__Given material__.
_ _ _ _ _

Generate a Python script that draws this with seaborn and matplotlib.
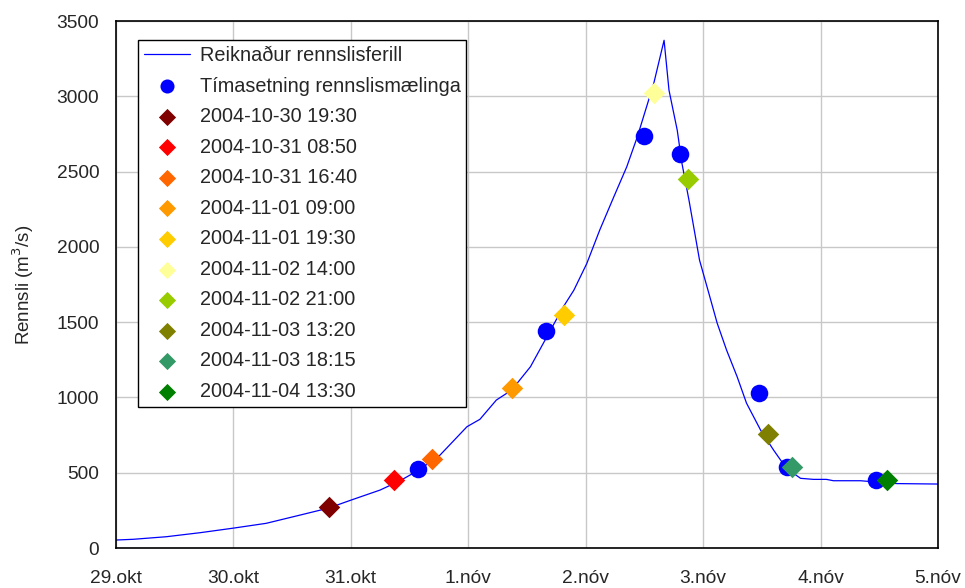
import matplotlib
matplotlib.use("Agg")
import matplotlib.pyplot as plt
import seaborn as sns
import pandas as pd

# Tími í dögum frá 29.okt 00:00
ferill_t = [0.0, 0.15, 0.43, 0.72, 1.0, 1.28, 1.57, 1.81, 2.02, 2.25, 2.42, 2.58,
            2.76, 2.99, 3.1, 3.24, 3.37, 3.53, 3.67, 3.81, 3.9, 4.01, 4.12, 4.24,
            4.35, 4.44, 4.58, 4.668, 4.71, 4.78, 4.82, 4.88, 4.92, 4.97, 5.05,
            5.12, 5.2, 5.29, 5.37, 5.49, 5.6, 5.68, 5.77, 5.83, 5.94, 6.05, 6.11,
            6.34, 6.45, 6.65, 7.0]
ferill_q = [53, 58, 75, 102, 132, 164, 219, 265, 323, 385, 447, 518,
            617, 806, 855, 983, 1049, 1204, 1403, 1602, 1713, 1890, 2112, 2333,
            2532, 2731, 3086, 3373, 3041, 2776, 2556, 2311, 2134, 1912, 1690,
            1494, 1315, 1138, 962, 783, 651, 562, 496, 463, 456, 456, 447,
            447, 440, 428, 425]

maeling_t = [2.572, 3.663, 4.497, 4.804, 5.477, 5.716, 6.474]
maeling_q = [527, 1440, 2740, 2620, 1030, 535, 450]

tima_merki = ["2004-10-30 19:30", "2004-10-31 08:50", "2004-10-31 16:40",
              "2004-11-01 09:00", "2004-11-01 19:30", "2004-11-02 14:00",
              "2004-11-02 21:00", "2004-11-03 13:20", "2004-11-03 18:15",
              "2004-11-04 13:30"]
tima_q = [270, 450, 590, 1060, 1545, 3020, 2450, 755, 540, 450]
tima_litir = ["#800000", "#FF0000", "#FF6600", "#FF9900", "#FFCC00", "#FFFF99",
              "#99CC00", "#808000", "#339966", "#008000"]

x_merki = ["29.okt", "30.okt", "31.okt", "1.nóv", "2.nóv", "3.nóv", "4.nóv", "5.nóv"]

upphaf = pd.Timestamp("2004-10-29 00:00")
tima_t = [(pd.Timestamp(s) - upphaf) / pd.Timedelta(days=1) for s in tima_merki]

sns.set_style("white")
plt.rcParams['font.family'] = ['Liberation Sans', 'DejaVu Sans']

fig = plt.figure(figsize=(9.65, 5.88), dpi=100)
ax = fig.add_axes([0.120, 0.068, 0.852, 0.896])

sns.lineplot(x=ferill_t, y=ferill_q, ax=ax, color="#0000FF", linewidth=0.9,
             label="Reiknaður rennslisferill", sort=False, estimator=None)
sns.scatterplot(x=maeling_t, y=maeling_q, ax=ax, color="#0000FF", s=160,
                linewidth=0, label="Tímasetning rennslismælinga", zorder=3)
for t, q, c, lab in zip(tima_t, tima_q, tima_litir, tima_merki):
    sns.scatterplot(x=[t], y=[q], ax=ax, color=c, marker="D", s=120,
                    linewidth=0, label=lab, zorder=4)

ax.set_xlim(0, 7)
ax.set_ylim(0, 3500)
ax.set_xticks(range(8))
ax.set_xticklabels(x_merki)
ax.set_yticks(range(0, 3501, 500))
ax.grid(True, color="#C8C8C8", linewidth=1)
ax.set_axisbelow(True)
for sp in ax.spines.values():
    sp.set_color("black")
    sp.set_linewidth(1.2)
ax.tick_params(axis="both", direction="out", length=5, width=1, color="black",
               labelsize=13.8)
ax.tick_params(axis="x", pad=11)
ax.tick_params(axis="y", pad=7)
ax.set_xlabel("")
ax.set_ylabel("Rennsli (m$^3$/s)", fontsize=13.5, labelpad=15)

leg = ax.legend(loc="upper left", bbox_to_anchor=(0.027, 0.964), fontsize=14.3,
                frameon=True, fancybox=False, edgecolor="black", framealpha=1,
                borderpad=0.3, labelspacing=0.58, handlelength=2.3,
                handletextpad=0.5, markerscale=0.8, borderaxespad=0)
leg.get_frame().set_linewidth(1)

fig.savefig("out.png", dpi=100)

_ _ _ _ _

__Exercise details__. Give every line above again exactly, with no pictures.

__Written solution__.
Generate a Python script that draws this with seaborn and matplotlib.
import matplotlib
matplotlib.use("Agg")
import matplotlib.pyplot as plt
import seaborn as sns
import pandas as pd

# Tími í dögum frá 29.okt 00:00
ferill_t = [0.0, 0.15, 0.43, 0.72, 1.0, 1.28, 1.57, 1.81, 2.02, 2.25, 2.42, 2.58,
            2.76, 2.99, 3.1, 3.24, 3.37, 3.53, 3.67, 3.81, 3.9, 4.01, 4.12, 4.24,
            4.35, 4.44, 4.58, 4.668, 4.71, 4.78, 4.82, 4.88, 4.92, 4.97, 5.05,
            5.12, 5.2, 5.29, 5.37, 5.49, 5.6, 5.68, 5.77, 5.83, 5.94, 6.05, 6.11,
            6.34, 6.45, 6.65, 7.0]
ferill_q = [53, 58, 75, 102, 132, 164, 219, 265, 323, 385, 447, 518,
            617, 806, 855, 983, 1049, 1204, 1403, 1602, 1713, 1890, 2112, 2333,
            2532, 2731, 3086, 3373, 3041, 2776, 2556, 2311, 2134, 1912, 1690,
            1494, 1315, 1138, 962, 783, 651, 562, 496, 463, 456, 456, 447,
            447, 440, 428, 425]

maeling_t = [2.572, 3.663, 4.497, 4.804, 5.477, 5.716, 6.474]
maeling_q = [527, 1440, 2740, 2620, 1030, 535, 450]

tima_merki = ["2004-10-30 19:30", "2004-10-31 08:50", "2004-10-31 16:40",
              "2004-11-01 09:00", "2004-11-01 19:30", "2004-11-02 14:00",
              "2004-11-02 21:00", "2004-11-03 13:20", "2004-11-03 18:15",
              "2004-11-04 13:30"]
tima_q = [270, 450, 590, 1060, 1545, 3020, 2450, 755, 540, 450]
tima_litir = ["#800000", "#FF0000", "#FF6600", "#FF9900", "#FFCC00", "#FFFF99",
              "#99CC00", "#808000", "#339966", "#008000"]

x_merki = ["29.okt", "30.okt", "31.okt", "1.nóv", "2.nóv", "3.nóv", "4.nóv", "5.nóv"]

upphaf = pd.Timestamp("2004-10-29 00:00")
tima_t = [(pd.Timestamp(s) - upphaf) / pd.Timedelta(days=1) for s in tima_merki]

sns.set_style("white")
plt.rcParams['font.family'] = ['Liberation Sans', 'DejaVu Sans']

fig = plt.figure(figsize=(9.65, 5.88), dpi=100)
ax = fig.add_axes([0.120, 0.068, 0.852, 0.896])

sns.lineplot(x=ferill_t, y=ferill_q, ax=ax, color="#0000FF", linewidth=0.9,
             label="Reiknaður rennslisferill", sort=False, estimator=None)
sns.scatterplot(x=maeling_t, y=maeling_q, ax=ax, color="#0000FF", s=160,
                linewidth=0, label="Tímasetning rennslismælinga", zorder=3)
for t, q, c, lab in zip(tima_t, tima_q, tima_litir, tima_merki):
    sns.scatterplot(x=[t], y=[q], ax=ax, color=c, marker="D", s=120,
                    linewidth=0, label=lab, zorder=4)

ax.set_xlim(0, 7)
ax.set_ylim(0, 3500)
ax.set_xticks(range(8))
ax.set_xticklabels(x_merki)
ax.set_yticks(range(0, 3501, 500))
ax.grid(True, color="#C8C8C8", linewidth=1)
ax.set_axisbelow(True)
for sp in ax.spines.values():
    sp.set_color("black")
    sp.set_linewidth(1.2)
ax.tick_params(axis="both", direction="out", length=5, width=1, color="black",
               labelsize=13.8)
ax.tick_params(axis="x", pad=11)
ax.tick_params(axis="y", pad=7)
ax.set_xlabel("")
ax.set_ylabel("Rennsli (m$^3$/s)", fontsize=13.5, labelpad=15)

leg = ax.legend(loc="upper left", bbox_to_anchor=(0.027, 0.964), fontsize=14.3,
                frameon=True, fancybox=False, edgecolor="black", framealpha=1,
                borderpad=0.3, labelspacing=0.58, handlelength=2.3,
                handletextpad=0.5, markerscale=0.8, borderaxespad=0)
leg.get_frame().set_linewidth(1)

fig.savefig("out.png", dpi=100)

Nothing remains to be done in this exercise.